▶ [EXERCISE INSTRUCTIONS]:
Copy every line of the following data that includes the string "with".

★ ★ ★ ★

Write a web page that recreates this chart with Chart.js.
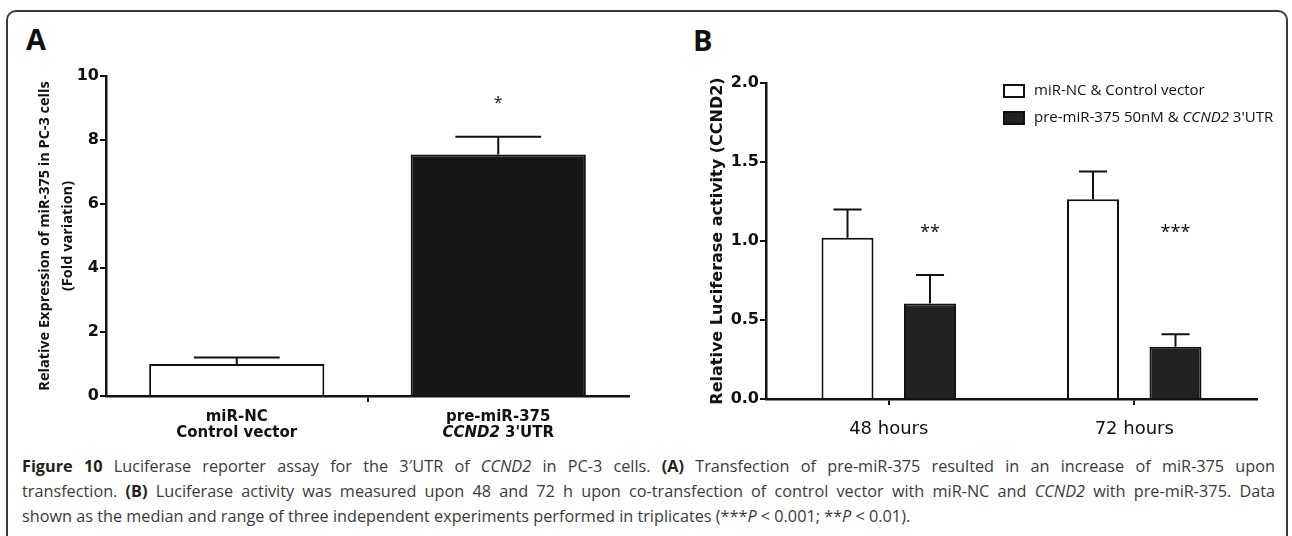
<!DOCTYPE html>
<html>
<head>
<meta charset="utf-8">
<script src="https://cdn.jsdelivr.net/npm/chart.js@4/dist/chart.umd.min.js"></script>
<style>
html,body{margin:0;padding:0;background:#fff;}
body{width:1292px;height:536px;position:relative;overflow:hidden;font-family:'Open Sans',sans-serif;}
#frame{position:absolute;left:6px;top:10px;width:1282px;height:620px;border:2px solid #3a3a3a;border-radius:10px;box-sizing:border-box;}
.panel{position:absolute;font-family:'Open Sans',sans-serif;font-weight:bold;font-size:29px;color:#111;line-height:29px;}
canvas{position:absolute;top:0;}
.cap{position:absolute;left:22px;white-space:nowrap;font-size:16.5px;color:#3a3a3a;transform-origin:0 50%;line-height:20px;}
.cap b{color:#231f20;}
</style>
</head>
<body>
<div id="frame"></div>
<div class="panel" style="left:26px;top:24px;">A</div>
<div class="panel" style="left:693px;top:25px;">B</div>
<canvas id="cA" width="650" height="450" style="left:0px;"></canvas>
<canvas id="cB" width="642" height="450" style="left:650px;"></canvas>
<div class="cap" id="cap1" style="top:456px;"><b>Figure 10</b> Luciferase reporter assay for the 3′UTR of <i>CCND2</i> in PC-3 cells. <b>(A)</b> Transfection of pre-miR-375 resulted in an increase of miR-375 upon</div>
<div class="cap" id="cap2" style="top:481px;">transfection. <b>(B)</b> Luciferase activity was measured upon 48 and 72 h upon co-transfection of control vector with miR-NC and <i>CCND2</i> with pre-miR-375. Data</div>
<div class="cap" id="cap3" style="top:506px;">shown as the median and range of three independent experiments performed in triplicates (***<i>P</i> &lt; 0.001; **<i>P</i> &lt; 0.01).</div>
<script>
// ---------- data ----------
const categoriesA = [["miR-NC", "Control vector"], ["pre-miR-375", "_CCND2_ 3'UTR"]];
const valuesA = [1.0, 7.55];
const upperA = [1.2, 8.1];
const signifA = ["", "*"];
const yTicksA = ["0", "2", "4", "6", "8", "10"];
const yTitleA = ["Relative Expression of miR-375 in PC-3 cells", "(Fold variation)"];

const categoriesB = ["48 hours", "72 hours"];
const seriesNamesB = ["miR-NC & Control vector", "pre-miR-375 50nM & _CCND2_ 3'UTR"];
const valuesBControl = [1.02, 1.265];
const upperBControl = [1.2, 1.44];
const valuesBPre = [0.605, 0.33];
const upperBPre = [0.785, 0.41];
const signifB = ["**", "***"];
const yTicksB = ["0.0", "0.5", "1.0", "1.5", "2.0"];
const yTitleB = "Relative Luciferase activity (CCND2)";

// ---------- helpers ----------
const INK = '#111111';
Chart.defaults.font.family = "'DejaVu Sans', sans-serif";
Chart.defaults.color = INK;
Chart.defaults.animation = false;

function drawRich(ctx, text, x0, cy, size, weight, family, align) {
  const parts = text.split('_');
  const fonts = parts.map((p, k) => (k % 2 ? 'italic ' : '') + weight + ' ' + size + 'px ' + family);
  const widths = parts.map((p, k) => { ctx.font = fonts[k]; return ctx.measureText(p).width; });
  const total = widths.reduce((a, b) => a + b, 0);
  let x = align === 'center' ? x0 - total / 2 : x0;
  ctx.textBaseline = 'middle';
  ctx.textAlign = 'left';
  parts.forEach((p, k) => { ctx.font = fonts[k]; ctx.fillText(p, x, cy); x += widths[k]; });
}

const errorBarPlugin = {
  id: 'errorBars',
  afterDatasetsDraw(chart, args, opts) {
    const ctx = chart.ctx, y = chart.scales.y;
    chart.data.datasets.forEach((ds, di) => {
      if (!ds.errorUpper) return;
      chart.getDatasetMeta(di).data.forEach((bar, i) => {
        const top = y.getPixelForValue(ds.data[i]);
        const up = y.getPixelForValue(ds.errorUpper[i]);
        const cw = bar.width * opts.capRatio;
        ctx.save();
        ctx.strokeStyle = INK;
        ctx.lineWidth = opts.lineWidth;
        ctx.beginPath();
        ctx.moveTo(bar.x, top); ctx.lineTo(bar.x, up);
        ctx.moveTo(bar.x - cw / 2, up); ctx.lineTo(bar.x + cw / 2, up);
        ctx.stroke();
        ctx.restore();
      });
    });
  }
};

const signifPlugin = {
  id: 'signif',
  afterDatasetsDraw(chart, args, opts) {
    const ctx = chart.ctx;
    const yPx = chart.scales.y.getPixelForValue(opts.level);
    chart.data.datasets.forEach((ds, di) => {
      if (!ds.signif) return;
      chart.getDatasetMeta(di).data.forEach((bar, i) => {
        const t = ds.signif[i];
        if (!t) return;
        ctx.save();
        ctx.font = opts.font;
        ctx.fillStyle = INK;
        ctx.textAlign = 'center';
        ctx.textBaseline = 'alphabetic';
        ctx.fillText(t, bar.x, yPx);
        ctx.restore();
      });
    });
  }
};

const richXPlugin = {
  id: 'richX',
  afterDraw(chart, args, opts) {
    const xs = chart.scales.x, ctx = chart.ctx;
    ctx.save();
    ctx.fillStyle = INK;
    chart.data.labels.forEach((lines, i) => {
      const cx = xs.getPixelForTick(i);
      lines.forEach((line, j) => drawRich(ctx, line, cx, xs.top + opts.first + j * opts.gap, opts.size, 'bold', opts.family, 'center'));
    });
    ctx.restore();
  }
};

const richLegendPlugin = {
  id: 'richLegend',
  afterDraw(chart, args, opts) {
    const ctx = chart.ctx;
    opts.labels.forEach((lab, i) => {
      const ds = chart.data.datasets[i];
      const y = opts.y + i * opts.rowH;
      ctx.save();
      ctx.fillStyle = ds.backgroundColor;
      ctx.fillRect(opts.x, y, opts.boxW, opts.boxH);
      ctx.lineWidth = 2;
      ctx.strokeStyle = INK;
      ctx.strokeRect(opts.x + 1, y + 1, opts.boxW - 2, opts.boxH - 2);
      ctx.fillStyle = INK;
      drawRich(ctx, lab, opts.x + opts.boxW + opts.gap, y + opts.boxH / 2, opts.size, 'normal', opts.family, 'left');
      ctx.restore();
    });
  }
};

function axisGrid(extra) {
  return Object.assign({ display: true, drawOnChartArea: false, drawTicks: true, tickLength: 6, lineWidth: 2, color: INK }, extra || {});
}
const axisBorder = { display: true, color: INK, width: 2.5 };

// ---------- chart A ----------
new Chart(document.getElementById('cA'), {
  type: 'bar',
  data: {
    labels: categoriesA,
    datasets: [{
      data: valuesA, errorUpper: upperA, signif: signifA,
      backgroundColor: ['#ffffff', '#161616'], borderColor: INK, borderWidth: 2,
      categoryPercentage: 0.67, barPercentage: 1.0
    }]
  },
  options: {
    responsive: false, devicePixelRatio: 1, animation: false,
    layout: { padding: { left: 33, right: 21, top: 76, bottom: 4 } },
    plugins: {
      legend: { display: false }, tooltip: { enabled: false },
      errorBars: { capRatio: 0.49, lineWidth: 2 },
      signif: { level: 9.0, font: "16px 'Open Sans', sans-serif" },
      richX: { first: 21, gap: 16, size: 15, family: "'DejaVu Sans', sans-serif" }
    },
    scales: {
      x: {
        grid: axisGrid({ offset: true, color: c => (c.index === 1 ? INK : 'rgba(0,0,0,0)') }),
        border: axisBorder,
        ticks: { display: false },
        afterFit: s => { s.height = 50; }
      },
      y: {
        min: 0, max: 10,
        ticks: { stepSize: 2, padding: 1, font: { size: 16, weight: 'bold' }, callback: (v, i) => yTicksA[i] },
        grid: axisGrid(),
        border: axisBorder,
        title: { display: true, text: yTitleA, padding: 0, font: { family: "'Open Sans', sans-serif", size: 14.5, weight: 'bold', lineHeight: 1.59 } },
        afterFit: s => { s.width = 73; }
      }
    }
  },
  plugins: [errorBarPlugin, signifPlugin, richXPlugin]
});

// ---------- chart B ----------
new Chart(document.getElementById('cB'), {
  type: 'bar',
  data: {
    labels: categoriesB,
    datasets: [
      { label: seriesNamesB[0].replace(/_/g, ''), data: valuesBControl, errorUpper: upperBControl,
        backgroundColor: '#ffffff', borderColor: INK, borderWidth: 2, categoryPercentage: 0.672, barPercentage: 0.63 },
      { label: seriesNamesB[1].replace(/_/g, ''), data: valuesBPre, errorUpper: upperBPre, signif: signifB,
        backgroundColor: '#222222', borderColor: INK, borderWidth: 2, categoryPercentage: 0.672, barPercentage: 0.63 }
    ]
  },
  options: {
    responsive: false, devicePixelRatio: 1, animation: false,
    layout: { padding: { left: 58, right: 35, top: 83, bottom: 11 } },
    plugins: {
      legend: { display: false }, tooltip: { enabled: false },
      errorBars: { capRatio: 0.54, lineWidth: 2 },
      signif: { level: 1.02, font: "18px 'Open Sans', sans-serif" },
      richLegend: { labels: seriesNamesB, x: 353, y: 84, rowH: 27, boxW: 22, boxH: 14, gap: 9, size: 15, family: "'Open Sans', sans-serif" }
    },
    scales: {
      x: {
        grid: axisGrid({ offset: false }),
        border: axisBorder,
        ticks: { padding: 14, font: { size: 18 } },
        afterFit: s => { s.height = 40; }
      },
      y: {
        min: 0, max: 2,
        ticks: { stepSize: 0.5, padding: 1, font: { size: 16, weight: 'bold' }, callback: (v, i) => yTicksB[i] },
        grid: axisGrid(),
        border: axisBorder,
        title: { display: true, text: yTitleB, padding: 0, font: { size: 16, weight: 'bold' } },
        afterFit: s => { s.width = 58; }
      }
    }
  },
  plugins: [errorBarPlugin, signifPlugin, richLegendPlugin]
});

// ---------- caption fit (condensed glyphs, justified first two lines) ----------
(function () {
  const c1 = document.getElementById('cap1'), c2 = document.getElementById('cap2'), c3 = document.getElementById('cap3');
  const full = 1253;
  const w = Math.max(c1.scrollWidth, c2.scrollWidth);
  const s = 0.93 * full / w;
  [c1, c2].forEach(c => {
    c.style.whiteSpace = 'normal';
    c.style.width = (full / s) + 'px';
    c.style.textAlign = 'justify';
    c.style.textAlignLast = 'justify';
    c.style.transform = 'scaleX(' + s + ')';
  });
  c3.style.transform = 'scaleX(' + s + ')';
})();
</script>
</body>
</html>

★ ★ ★ ★

▶ [SOLUTION TO THE EXERCISE]:
Write a web page that recreates this chart with Chart.js.
<div class="cap" id="cap2" style="top:481px;">transfection. <b>(B)</b> Luciferase activity was measured upon 48 and 72 h upon co-transfection of control vector with miR-NC and <i>CCND2</i> with pre-miR-375. Data</div>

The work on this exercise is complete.